Public relations professionals shape an organization’s image. They build the brand, spread the organization’s message and minimize the effect of negative publicity. At a small company, the PR person may have to handle all the roles cheerleader, media contact person, the deflector of criticism themselves. At larger companies or big PR firms, staffers can have more specialized roles to handle different organizational needs.
Public relations activities are planned and sustained to establish and maintain goodwill and mutual understanding between an organization and its publics. Generally there is not one single accepted definition of public relations.
It is often misunderstood that the organizations practice public relations only for the purpose of publicity. But instead, the discipline of public relations (PR) deals with shaping and maintaining the image and reputation of the organization in the eyes of its various publics. It is the deliberate, planned and sustained effort to institute and maintain mutual understanding between the organization and its publics. It uses information to influence opinion for creating and maintaining goodwill. It is the practice of managing communication between the organization and its publics.
Publics, in PR terms, are the ones who ever have or ever will form an opinion about the organization. Publics are the interested audiences that are important in some way to an organization including current and potential customers, current and potential employees and management, investors, vendors and suppliers, media, government, and opinion leaders etc. They can be internal within the organization or external to the organization.
The three general kinds of PR work are publicity, event management and publication design as described below. The products are intended to influence public opinion and are designed to promote and protect the image and the products of the organization.
Publicity: It is communication written and produced by public relations professionals intended to create a favorable public image for the organization. Publicity usually takes the form of text, audio and video news releases about the organization distributed to newspapers, magazines, radio and television stations, Internet sites and other forms of media. While there may be production costs, the organization does not pay a fee for placement of the information in media. This is called free media. Publicity efforts might also include persuasive interpersonal communication, such as email and other forms of personal messaging, telephone calls, visits and meals.
Event management: It is the conception, creation, development, scheduling, arrangement, logistical coordination, talent sourcing, production, promotion and execution of events such as product launches, press conferences, corporate meetings, educational conferences, road shows, grand opening events, award ceremonies, launch parties, festivals, games and a variety of meetings. Such managed events are intended to accomplish the desire of the organization to generate goodwill.
Publication design: It involves conception, writing, layout and production of a wide variety of presentation media including promotional, sales and image building materials such as catalogs, brochures, manuals, flyers, newspapers, videos, DVD covers, podcasts, film credits, stage props, websites, logotypes, and branded packaging etc.
Roles of public relations management
Public relations can and should make an important contribution in helping to form an organization’s ideas about what it is, what it should do and what its publics want and expect from it.
Communication management: A fundamental technique used in public relations is to identify the target audience and to tailor messages to be relevant to each audience. The public relations role calls for developing communications objectives that are consistent with the organization’s overall objectives. As two-way communicators, public relations professionals interact directly with key publics, relaying the resulting information (with recommendations) to other members of the management team.

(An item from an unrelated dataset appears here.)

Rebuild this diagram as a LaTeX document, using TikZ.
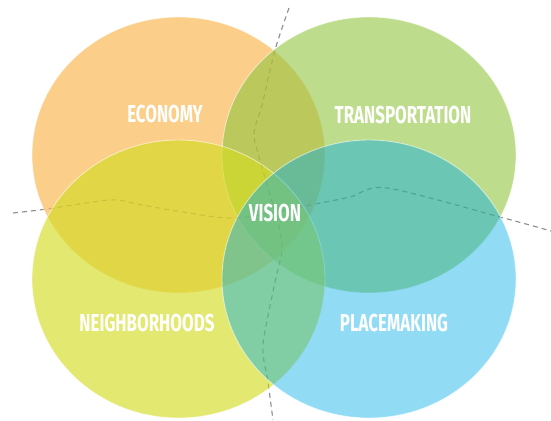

Crisis management: Public relations establishes methods and policies to be used when the operations of the organization become involved in an emergency affecting the public. This includes policies and procedures for the distribution of information to employees, media, government and other key publics.
Issues management: This involves identifying problems, issues and trends relevant to the organization and then developing and executing a program to deal with them. This also includes the study of public policy matters of concern to the organization.
PR in marketing management: PR role in marketing management includes product publicity, product placement, third party endorsement, use of spokespersons, participation in trade exhibitions, and cause related marketing.
Relationship management: This involves the role of public relations in identifying key publics and establishing strategies for building and maintaining mutually beneficial relationships with those publics.
Reputation or image management: The planning and implementing of policies, procedures and strategies that demonstrate the commitment of the organization to public and social responsibility, ethical behaviour, corporate identity and reputation with key publics.
Resource management: Public relations management of human and financial resources revolves around setting objectives, planning, budgeting, recruiting and hiring PR employees and administering of these resources.
Risk management: As preventive PR, this role involves making the organization recognize areas of potential danger so that needed changes can be made before potential dangers develop into crises.
Strategic management: Acting as a counselor, the PR professional helps the management team in developing sound policies that are in the best interests of the public as well as the organization. The PR professional integrates an understanding of the concerns and attitudes of key publics into the organization’s managerial decision-making process.